Most of the time, however, it's not really about weight, and therein lies the real issue. I find that when people talk about a heavy vs. a light sword what they are talking about more often than not is balance. A heavier sword with the same style basket hilt will balance more toward the tip, a lighter sword more toward the hand. This effects the mechanics of a blow more than anything else can. A long, tip weighted sword is best for the Bellatrix style, because the weight of the tip adds impact to the blow and, if technique is proper, also increases tip speed. The sword is thrown forward using the hips and the arm guides it. A sword that is balanced more toward the hand uses rotation to create momentum. It's good for molinees or the Gendy style snap. Speed is the imperative. It doesn't really matter how heavy the sword is. Gendy himself uses a relatively heavy sword, but because of the way the sword is balanced it rotates almost on top of the hand. This allows him to build power by moving his elbow and closing his hand, creating a very fast rotation of the sword. Remember: impact = mass x momentum.

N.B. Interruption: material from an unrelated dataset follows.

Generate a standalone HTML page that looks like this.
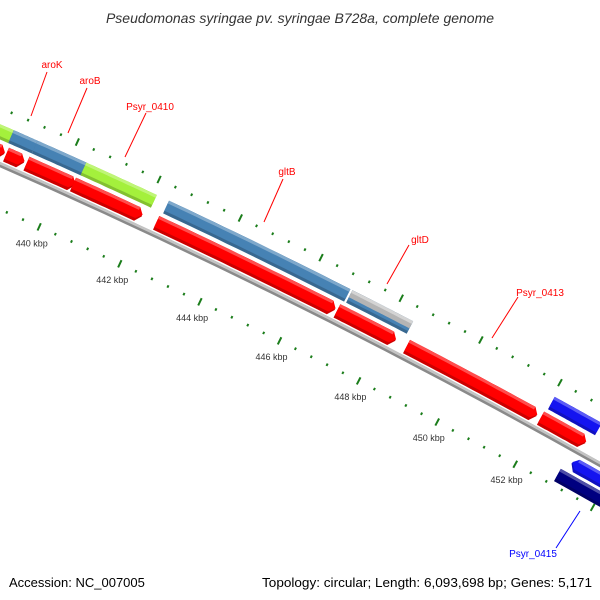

A sword balanced near the hand allows for a quick rotation and fast tip speed even in a heavier sword. But I have always found that the gendy style doesn't allow me to create as much pwoer as I want, and it messes up my timing to the point where my footwork and defense disapear. Plus I can't use it for the varried offense I like.

My own preference is for a sword balanced a hand's breadth from the top of the quilions/basket hilt, in the formula developed by Kevin Peregrin back in AS single digits. This allows me to to some of the molinees and rotation snaps and the Bellatrix technique but not much of the Gendy technique. But I still on occasion have trouble generating power for some shots, like the offside body which, paradoxically, I land better if I'm using a lighter, hand balanced sword, because I can generate more tip speed, ala Gendy.

My point is this: don't think of it as heavier vs. lighter. Think in terms of balance and that should help you with your problem. Know how the balance of each sword can dictate technique. All things being equal, I would advise you use the same swords in wars that you do in tourneys, whichever design that is.

Wednesday, April 2, 2008

More on Mudthaw

Boy! I can tell i did well because my body still aches three days later! :)

The other thing that bgged me at Mudthaw was a bit of indecision I was having, yet again, regarding my bunnyround work. I *want* to fight like Radnor or Jade, in a classic high form (Radnor's is a bit more closed than Jade's), and that's the best form for my thrusts, which are my most effective weapon these days. But my best defensive style, as well as the one I counter punch best out of, is a high closed form with my sword foot forward, ala Hauoc. I've been messing with this most of the last eight months and it really works. But it's harder to win fights and it's not as much fun. I've written this before.

So at Mudthaw, like at Birka, I was having trouble deciding how to enter a fight. Should I be offensive and lead with my left foot, sword back for optimum power and variet of attack, or should I close up, sword foot forward, and just be patient? It was hard.

The fights I won were no real help. Most of them I won with a hook thrust, which I throw from a high open form. And that wa a really decisive attack. My fight with Gabriel doens't count because he's a left hander, my fights with doug and barack don't count becuse they are two weapon fighters. None of those are typical.

Dimitri once said it doens't matter, that switching your lead is called "walking" which makes sense, but they have completely different sword guards and attacks that go with them as well.

Oh well. I should argue too much with eight rounds. It was a really good day. I just need to practice more witht he bunny round and it will all come together.